Aim =>
Include the line containing "ax.spines['bottom'].set_bounds(-0.6, 3.45)" and all lines before it, repeated exactly from the listing below, without pictures.

Records for the task =>
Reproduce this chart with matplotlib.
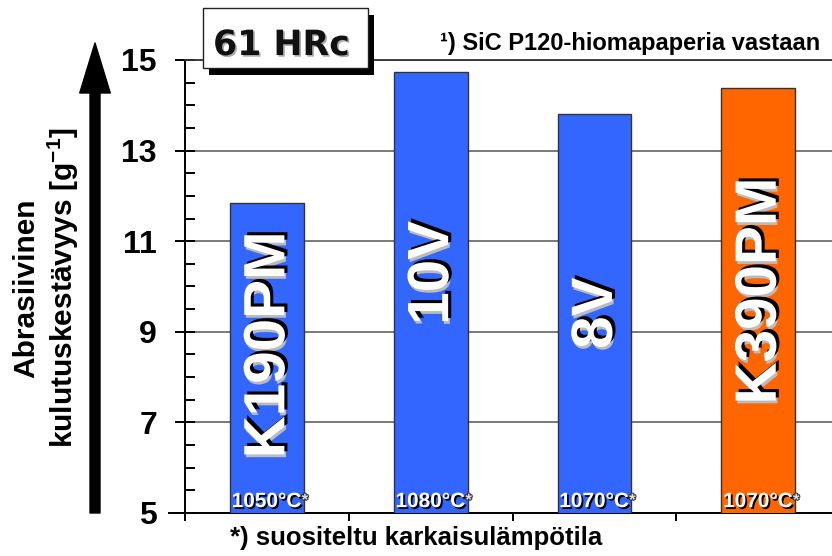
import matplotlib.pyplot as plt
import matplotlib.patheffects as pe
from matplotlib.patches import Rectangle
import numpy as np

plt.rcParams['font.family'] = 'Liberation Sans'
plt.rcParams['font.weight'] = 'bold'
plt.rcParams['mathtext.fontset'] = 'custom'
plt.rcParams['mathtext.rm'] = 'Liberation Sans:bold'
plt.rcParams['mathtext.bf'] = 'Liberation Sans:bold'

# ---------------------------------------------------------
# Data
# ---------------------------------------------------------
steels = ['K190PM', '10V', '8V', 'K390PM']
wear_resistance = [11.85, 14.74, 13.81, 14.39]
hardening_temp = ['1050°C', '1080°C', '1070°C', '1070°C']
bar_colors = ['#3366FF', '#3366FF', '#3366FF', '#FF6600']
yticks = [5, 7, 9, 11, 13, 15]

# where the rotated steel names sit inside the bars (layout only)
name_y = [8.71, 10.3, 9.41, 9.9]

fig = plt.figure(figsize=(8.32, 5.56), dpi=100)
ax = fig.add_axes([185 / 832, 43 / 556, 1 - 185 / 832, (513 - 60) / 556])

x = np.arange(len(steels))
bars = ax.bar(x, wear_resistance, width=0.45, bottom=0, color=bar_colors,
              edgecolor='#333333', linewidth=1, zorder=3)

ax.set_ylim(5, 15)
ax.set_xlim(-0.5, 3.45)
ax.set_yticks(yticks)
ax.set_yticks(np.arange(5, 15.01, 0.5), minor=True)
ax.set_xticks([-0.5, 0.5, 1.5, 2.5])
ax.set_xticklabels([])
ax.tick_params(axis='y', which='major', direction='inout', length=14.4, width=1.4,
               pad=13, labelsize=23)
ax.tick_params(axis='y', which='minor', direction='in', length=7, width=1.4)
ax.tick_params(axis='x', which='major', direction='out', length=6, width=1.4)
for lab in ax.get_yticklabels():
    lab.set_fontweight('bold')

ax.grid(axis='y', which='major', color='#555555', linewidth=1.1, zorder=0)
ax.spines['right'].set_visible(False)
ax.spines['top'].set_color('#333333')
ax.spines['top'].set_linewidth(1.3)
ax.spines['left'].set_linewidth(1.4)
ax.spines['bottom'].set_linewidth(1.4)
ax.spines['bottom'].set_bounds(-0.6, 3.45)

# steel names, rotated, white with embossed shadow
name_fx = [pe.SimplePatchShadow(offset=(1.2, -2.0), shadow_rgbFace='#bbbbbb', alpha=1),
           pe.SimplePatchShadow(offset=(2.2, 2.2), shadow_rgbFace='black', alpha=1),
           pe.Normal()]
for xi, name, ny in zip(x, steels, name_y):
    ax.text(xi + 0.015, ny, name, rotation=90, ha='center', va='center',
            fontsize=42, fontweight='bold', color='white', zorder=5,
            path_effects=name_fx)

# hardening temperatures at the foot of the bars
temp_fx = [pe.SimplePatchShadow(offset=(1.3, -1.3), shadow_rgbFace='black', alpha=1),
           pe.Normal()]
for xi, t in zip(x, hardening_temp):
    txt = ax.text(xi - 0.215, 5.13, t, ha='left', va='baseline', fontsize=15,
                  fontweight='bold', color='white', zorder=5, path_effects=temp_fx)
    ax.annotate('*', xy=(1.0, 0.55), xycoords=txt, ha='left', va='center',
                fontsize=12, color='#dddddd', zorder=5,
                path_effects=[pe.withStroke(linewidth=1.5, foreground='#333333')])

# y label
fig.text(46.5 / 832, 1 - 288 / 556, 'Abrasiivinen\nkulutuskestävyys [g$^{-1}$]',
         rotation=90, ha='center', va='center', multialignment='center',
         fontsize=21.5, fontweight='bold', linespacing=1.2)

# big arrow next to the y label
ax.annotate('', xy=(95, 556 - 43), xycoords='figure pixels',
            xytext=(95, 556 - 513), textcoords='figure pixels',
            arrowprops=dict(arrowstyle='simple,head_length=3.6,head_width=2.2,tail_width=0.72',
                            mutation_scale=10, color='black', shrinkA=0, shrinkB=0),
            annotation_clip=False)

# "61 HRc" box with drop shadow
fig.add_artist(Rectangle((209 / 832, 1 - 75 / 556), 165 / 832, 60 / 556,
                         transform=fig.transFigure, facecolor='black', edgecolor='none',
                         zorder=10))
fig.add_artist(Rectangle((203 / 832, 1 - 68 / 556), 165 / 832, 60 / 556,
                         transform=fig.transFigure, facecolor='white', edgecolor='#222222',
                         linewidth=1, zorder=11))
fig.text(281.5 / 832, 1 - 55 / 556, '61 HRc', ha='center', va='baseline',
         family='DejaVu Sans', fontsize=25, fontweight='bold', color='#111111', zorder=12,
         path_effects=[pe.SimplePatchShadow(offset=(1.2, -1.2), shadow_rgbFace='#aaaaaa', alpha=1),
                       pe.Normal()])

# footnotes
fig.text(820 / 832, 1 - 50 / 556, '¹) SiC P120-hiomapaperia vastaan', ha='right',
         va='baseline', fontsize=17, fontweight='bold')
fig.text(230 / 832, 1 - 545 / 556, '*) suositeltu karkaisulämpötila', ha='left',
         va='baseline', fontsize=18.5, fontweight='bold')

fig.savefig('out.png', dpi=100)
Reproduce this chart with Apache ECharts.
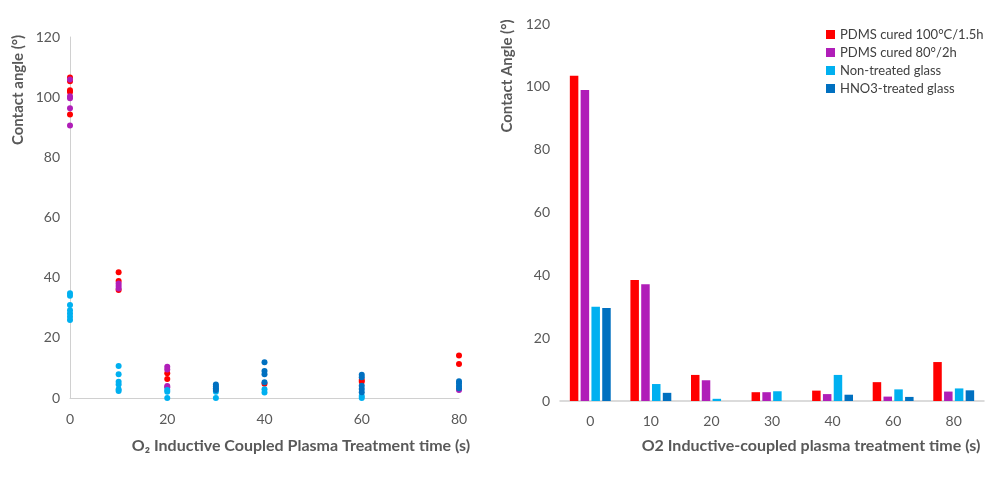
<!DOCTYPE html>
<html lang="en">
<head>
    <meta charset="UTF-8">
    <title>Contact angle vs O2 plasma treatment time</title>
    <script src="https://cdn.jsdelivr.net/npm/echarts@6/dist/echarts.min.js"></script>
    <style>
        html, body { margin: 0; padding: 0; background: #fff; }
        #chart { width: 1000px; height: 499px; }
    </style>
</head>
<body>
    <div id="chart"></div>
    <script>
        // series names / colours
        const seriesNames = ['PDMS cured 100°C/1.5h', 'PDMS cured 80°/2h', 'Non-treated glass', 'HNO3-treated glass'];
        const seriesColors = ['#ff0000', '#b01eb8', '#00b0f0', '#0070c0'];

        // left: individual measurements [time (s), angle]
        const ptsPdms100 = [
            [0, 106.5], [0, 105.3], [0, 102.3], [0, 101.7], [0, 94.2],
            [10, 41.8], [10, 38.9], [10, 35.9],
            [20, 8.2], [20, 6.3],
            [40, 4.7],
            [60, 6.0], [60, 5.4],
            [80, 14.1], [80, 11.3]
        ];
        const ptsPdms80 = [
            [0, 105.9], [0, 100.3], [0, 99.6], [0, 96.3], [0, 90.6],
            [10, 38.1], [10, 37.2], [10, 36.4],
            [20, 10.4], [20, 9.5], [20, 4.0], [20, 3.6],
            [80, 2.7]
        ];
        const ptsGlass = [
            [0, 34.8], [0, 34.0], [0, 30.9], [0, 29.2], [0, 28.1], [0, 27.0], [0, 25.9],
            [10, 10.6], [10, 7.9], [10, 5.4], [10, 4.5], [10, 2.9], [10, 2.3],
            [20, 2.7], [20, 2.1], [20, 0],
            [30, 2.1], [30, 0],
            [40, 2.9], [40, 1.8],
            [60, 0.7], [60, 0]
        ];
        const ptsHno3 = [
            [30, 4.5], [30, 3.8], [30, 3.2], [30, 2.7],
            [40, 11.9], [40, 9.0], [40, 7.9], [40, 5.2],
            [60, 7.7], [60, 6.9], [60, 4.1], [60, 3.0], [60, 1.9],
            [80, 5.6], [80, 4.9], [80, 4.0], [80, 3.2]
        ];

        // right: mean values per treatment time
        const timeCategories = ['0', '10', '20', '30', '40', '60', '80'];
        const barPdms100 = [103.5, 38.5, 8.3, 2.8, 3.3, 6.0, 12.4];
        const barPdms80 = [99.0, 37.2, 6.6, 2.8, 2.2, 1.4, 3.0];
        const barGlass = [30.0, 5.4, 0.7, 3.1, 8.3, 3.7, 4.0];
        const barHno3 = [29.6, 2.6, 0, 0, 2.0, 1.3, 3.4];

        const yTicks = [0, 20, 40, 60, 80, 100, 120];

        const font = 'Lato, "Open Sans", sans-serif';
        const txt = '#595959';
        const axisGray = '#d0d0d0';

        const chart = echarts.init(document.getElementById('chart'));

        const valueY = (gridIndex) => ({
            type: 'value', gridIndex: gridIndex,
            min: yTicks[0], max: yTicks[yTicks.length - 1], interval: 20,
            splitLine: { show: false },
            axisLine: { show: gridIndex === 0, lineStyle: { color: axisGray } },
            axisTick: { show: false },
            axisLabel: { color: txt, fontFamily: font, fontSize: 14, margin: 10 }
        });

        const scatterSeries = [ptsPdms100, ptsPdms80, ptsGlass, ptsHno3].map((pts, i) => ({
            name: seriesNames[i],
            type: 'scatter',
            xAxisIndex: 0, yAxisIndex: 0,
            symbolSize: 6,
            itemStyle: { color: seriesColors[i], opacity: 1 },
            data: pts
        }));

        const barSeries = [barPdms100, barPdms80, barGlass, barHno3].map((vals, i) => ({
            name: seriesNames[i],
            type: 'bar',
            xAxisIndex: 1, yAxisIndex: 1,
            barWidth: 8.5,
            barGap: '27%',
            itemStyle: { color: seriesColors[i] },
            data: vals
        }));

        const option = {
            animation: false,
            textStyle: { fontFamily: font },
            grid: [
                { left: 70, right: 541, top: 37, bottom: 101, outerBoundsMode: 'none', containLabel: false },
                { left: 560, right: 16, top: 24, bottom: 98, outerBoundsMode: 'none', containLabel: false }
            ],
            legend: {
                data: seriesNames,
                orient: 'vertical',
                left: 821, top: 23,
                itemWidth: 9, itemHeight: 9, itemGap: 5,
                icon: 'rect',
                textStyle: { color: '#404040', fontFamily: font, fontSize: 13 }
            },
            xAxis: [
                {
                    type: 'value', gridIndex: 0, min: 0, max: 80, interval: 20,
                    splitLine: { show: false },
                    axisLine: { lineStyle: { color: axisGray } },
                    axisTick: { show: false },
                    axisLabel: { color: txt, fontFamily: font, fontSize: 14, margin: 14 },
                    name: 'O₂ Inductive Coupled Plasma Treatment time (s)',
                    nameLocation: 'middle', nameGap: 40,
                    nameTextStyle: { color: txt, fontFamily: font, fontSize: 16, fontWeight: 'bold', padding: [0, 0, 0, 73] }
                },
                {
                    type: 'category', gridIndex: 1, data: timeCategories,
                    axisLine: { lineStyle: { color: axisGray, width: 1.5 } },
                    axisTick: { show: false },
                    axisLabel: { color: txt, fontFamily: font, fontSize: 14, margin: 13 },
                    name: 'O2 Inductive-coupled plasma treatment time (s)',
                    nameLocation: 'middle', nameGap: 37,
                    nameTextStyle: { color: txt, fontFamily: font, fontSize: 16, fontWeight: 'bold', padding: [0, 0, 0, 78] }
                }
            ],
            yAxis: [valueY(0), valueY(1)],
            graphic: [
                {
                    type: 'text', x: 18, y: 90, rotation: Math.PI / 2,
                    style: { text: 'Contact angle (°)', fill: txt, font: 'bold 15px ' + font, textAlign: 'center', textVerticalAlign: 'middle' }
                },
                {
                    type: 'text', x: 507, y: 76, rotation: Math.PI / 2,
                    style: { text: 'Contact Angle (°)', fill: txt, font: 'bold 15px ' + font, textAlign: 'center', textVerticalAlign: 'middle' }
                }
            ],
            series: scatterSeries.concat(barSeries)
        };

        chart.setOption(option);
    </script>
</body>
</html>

Result =>
Reproduce this chart with matplotlib.
import matplotlib.pyplot as plt
import matplotlib.patheffects as pe
from matplotlib.patches import Rectangle
import numpy as np

plt.rcParams['font.family'] = 'Liberation Sans'
plt.rcParams['font.weight'] = 'bold'
plt.rcParams['mathtext.fontset'] = 'custom'
plt.rcParams['mathtext.rm'] = 'Liberation Sans:bold'
plt.rcParams['mathtext.bf'] = 'Liberation Sans:bold'

# ---------------------------------------------------------
# Data
# ---------------------------------------------------------
steels = ['K190PM', '10V', '8V', 'K390PM']
wear_resistance = [11.85, 14.74, 13.81, 14.39]
hardening_temp = ['1050°C', '1080°C', '1070°C', '1070°C']
bar_colors = ['#3366FF', '#3366FF', '#3366FF', '#FF6600']
yticks = [5, 7, 9, 11, 13, 15]

# where the rotated steel names sit inside the bars (layout only)
name_y = [8.71, 10.3, 9.41, 9.9]

fig = plt.figure(figsize=(8.32, 5.56), dpi=100)
ax = fig.add_axes([185 / 832, 43 / 556, 1 - 185 / 832, (513 - 60) / 556])

x = np.arange(len(steels))
bars = ax.bar(x, wear_resistance, width=0.45, bottom=0, color=bar_colors,
              edgecolor='#333333', linewidth=1, zorder=3)

ax.set_ylim(5, 15)
ax.set_xlim(-0.5, 3.45)
ax.set_yticks(yticks)
ax.set_yticks(np.arange(5, 15.01, 0.5), minor=True)
ax.set_xticks([-0.5, 0.5, 1.5, 2.5])
ax.set_xticklabels([])
ax.tick_params(axis='y', which='major', direction='inout', length=14.4, width=1.4,
               pad=13, labelsize=23)
ax.tick_params(axis='y', which='minor', direction='in', length=7, width=1.4)
ax.tick_params(axis='x', which='major', direction='out', length=6, width=1.4)
for lab in ax.get_yticklabels():
    lab.set_fontweight('bold')

ax.grid(axis='y', which='major', color='#555555', linewidth=1.1, zorder=0)
ax.spines['right'].set_visible(False)
ax.spines['top'].set_color('#333333')
ax.spines['top'].set_linewidth(1.3)
ax.spines['left'].set_linewidth(1.4)
ax.spines['bottom'].set_linewidth(1.4)
ax.spines['bottom'].set_bounds(-0.6, 3.45)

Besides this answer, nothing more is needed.